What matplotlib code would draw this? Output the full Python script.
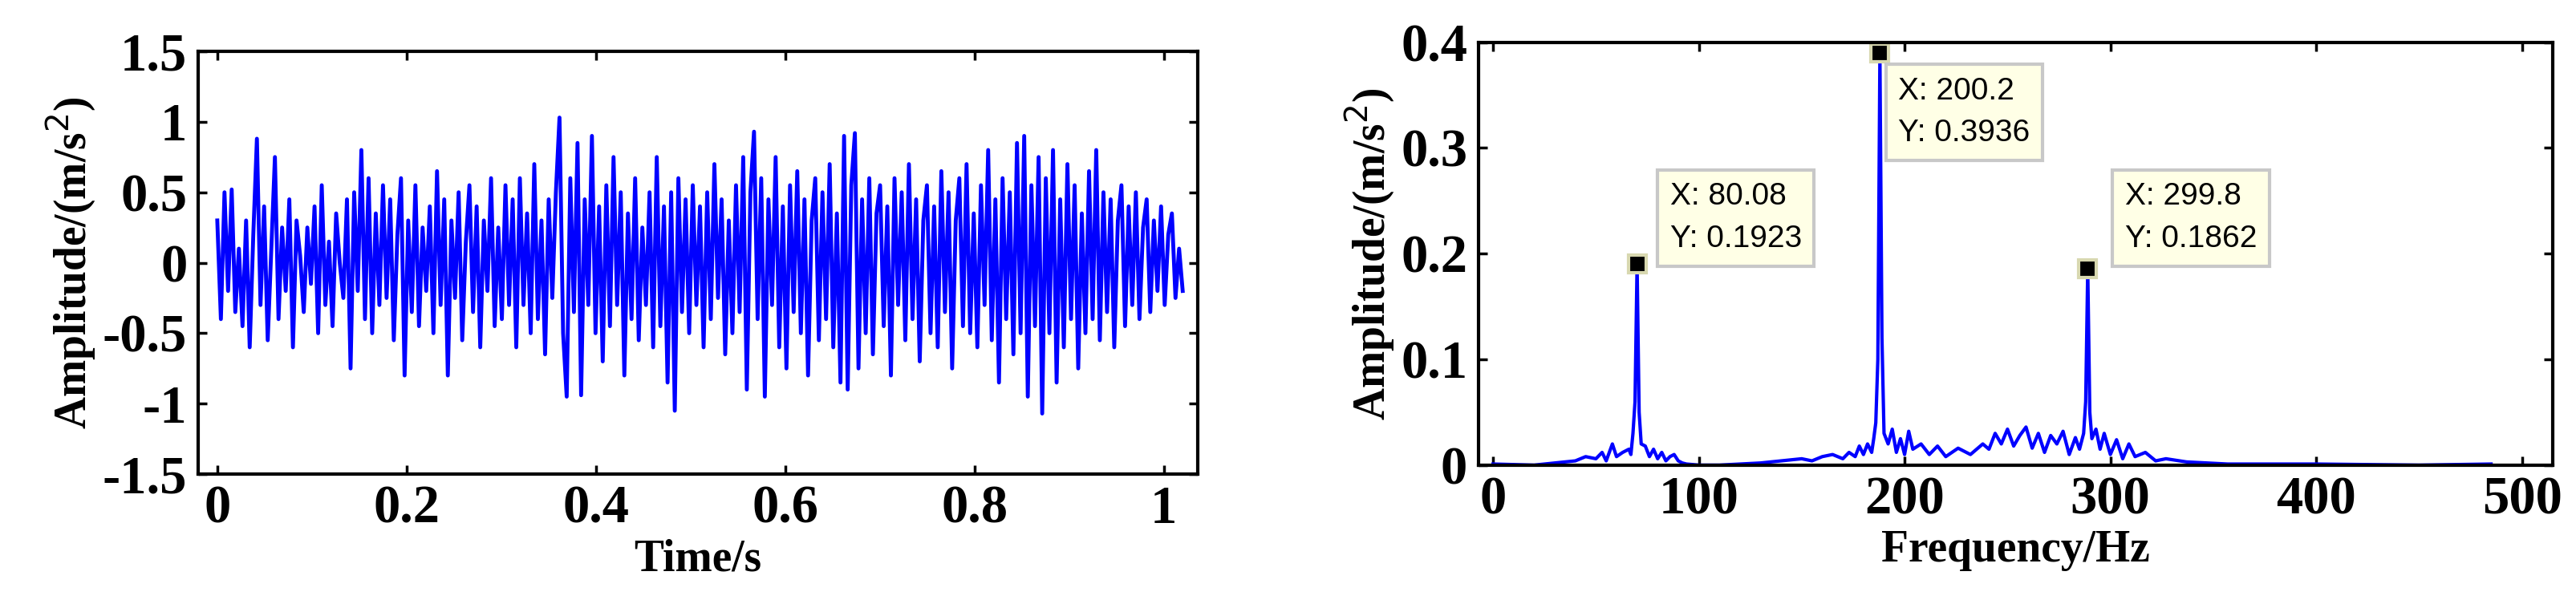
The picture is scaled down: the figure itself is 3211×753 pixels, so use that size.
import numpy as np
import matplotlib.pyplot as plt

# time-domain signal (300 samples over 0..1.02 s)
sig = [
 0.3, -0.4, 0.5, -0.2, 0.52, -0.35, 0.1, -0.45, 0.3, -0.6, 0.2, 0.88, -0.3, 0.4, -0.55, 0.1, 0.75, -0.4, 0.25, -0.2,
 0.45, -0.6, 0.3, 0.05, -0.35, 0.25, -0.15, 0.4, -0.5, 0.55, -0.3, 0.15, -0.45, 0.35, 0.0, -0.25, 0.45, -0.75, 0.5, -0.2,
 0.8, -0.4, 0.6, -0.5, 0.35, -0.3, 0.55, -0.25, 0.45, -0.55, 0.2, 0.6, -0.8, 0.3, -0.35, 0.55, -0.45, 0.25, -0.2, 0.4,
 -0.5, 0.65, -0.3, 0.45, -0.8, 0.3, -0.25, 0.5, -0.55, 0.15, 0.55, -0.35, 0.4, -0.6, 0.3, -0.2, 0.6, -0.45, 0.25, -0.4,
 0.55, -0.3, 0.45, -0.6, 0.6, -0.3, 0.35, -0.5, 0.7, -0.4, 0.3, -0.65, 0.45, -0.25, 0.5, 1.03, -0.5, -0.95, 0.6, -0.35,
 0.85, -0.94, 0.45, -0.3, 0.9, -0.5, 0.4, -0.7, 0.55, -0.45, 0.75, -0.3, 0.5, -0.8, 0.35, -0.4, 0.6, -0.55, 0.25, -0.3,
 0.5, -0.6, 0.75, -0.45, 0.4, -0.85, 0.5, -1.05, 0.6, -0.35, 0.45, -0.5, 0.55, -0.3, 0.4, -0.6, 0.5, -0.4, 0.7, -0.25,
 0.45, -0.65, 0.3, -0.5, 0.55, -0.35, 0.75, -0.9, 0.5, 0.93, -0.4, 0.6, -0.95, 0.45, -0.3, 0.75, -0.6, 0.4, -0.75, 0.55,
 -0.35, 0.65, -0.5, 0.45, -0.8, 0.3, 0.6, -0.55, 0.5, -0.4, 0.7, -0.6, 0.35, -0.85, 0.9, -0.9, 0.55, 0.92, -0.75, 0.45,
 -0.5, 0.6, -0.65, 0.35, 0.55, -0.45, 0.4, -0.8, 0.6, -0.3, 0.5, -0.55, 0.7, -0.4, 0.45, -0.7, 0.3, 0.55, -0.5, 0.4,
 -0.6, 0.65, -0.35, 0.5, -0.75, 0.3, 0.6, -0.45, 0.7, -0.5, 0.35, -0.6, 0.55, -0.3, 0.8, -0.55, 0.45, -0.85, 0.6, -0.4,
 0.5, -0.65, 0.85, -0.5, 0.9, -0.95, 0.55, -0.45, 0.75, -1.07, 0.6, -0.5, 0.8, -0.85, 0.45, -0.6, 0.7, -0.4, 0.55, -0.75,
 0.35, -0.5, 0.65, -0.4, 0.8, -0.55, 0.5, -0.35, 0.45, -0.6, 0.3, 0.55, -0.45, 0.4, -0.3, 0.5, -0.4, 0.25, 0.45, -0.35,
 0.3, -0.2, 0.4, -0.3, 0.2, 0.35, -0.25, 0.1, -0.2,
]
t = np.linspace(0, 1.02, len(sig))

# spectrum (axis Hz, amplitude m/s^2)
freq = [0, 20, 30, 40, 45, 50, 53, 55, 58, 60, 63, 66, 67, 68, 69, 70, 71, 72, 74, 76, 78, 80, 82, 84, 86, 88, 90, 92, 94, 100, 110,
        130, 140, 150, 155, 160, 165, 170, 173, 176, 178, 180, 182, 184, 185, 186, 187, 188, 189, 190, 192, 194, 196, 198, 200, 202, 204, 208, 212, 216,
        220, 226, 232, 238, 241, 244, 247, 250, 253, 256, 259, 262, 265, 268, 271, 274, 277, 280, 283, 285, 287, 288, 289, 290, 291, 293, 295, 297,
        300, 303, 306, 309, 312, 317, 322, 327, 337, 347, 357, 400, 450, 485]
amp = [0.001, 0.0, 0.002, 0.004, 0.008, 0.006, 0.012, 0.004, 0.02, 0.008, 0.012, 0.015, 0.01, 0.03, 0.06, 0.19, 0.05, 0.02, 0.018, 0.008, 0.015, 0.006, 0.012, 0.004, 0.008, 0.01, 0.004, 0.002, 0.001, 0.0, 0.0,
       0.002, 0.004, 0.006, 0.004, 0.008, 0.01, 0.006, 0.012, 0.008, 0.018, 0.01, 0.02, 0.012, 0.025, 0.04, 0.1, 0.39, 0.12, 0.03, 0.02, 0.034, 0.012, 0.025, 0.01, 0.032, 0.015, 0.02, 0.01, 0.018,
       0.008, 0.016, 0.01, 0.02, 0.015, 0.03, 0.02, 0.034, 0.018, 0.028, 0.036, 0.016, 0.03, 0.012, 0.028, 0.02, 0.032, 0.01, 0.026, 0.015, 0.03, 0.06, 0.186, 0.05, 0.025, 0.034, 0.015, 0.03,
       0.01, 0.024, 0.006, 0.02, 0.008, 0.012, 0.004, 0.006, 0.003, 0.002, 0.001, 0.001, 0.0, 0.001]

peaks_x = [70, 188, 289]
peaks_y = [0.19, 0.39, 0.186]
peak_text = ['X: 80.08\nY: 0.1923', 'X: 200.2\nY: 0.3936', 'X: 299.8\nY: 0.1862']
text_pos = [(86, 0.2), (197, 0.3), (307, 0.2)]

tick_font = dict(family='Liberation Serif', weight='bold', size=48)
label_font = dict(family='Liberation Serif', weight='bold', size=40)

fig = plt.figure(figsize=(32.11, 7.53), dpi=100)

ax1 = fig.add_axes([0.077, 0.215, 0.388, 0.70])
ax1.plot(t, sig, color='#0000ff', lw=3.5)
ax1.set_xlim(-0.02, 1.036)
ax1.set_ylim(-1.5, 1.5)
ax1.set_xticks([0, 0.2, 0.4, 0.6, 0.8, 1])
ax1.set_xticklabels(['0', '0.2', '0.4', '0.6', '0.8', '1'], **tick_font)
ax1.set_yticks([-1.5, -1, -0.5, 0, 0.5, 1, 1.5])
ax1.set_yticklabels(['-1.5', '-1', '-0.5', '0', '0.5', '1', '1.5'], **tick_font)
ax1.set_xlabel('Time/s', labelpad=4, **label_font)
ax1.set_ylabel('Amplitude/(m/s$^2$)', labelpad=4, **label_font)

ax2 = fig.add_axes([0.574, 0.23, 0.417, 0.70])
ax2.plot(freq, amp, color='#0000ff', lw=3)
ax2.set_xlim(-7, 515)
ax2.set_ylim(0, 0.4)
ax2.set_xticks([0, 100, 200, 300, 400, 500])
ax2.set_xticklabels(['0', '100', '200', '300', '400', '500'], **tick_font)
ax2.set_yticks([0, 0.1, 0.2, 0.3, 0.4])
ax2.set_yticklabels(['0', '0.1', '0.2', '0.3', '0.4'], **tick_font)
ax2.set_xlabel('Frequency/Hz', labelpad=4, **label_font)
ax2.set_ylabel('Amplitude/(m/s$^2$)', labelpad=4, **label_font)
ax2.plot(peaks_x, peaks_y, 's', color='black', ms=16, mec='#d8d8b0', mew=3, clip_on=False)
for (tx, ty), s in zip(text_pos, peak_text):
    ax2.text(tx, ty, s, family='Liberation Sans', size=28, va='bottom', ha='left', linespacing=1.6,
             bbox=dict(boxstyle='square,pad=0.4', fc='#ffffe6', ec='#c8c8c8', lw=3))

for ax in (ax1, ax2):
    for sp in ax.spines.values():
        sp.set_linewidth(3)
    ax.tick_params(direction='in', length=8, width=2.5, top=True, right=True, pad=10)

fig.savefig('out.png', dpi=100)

────────

Your goal: Extract, word for word, every line beginning with the one that holds "The picture is" and concluding with the one that holds "import matplotlib.pyplot as plt". Include both of those lines.

Worked answer:
The picture is scaled down: the figure itself is 3211×753 pixels, so use that size.
import numpy as np
import matplotlib.pyplot as plt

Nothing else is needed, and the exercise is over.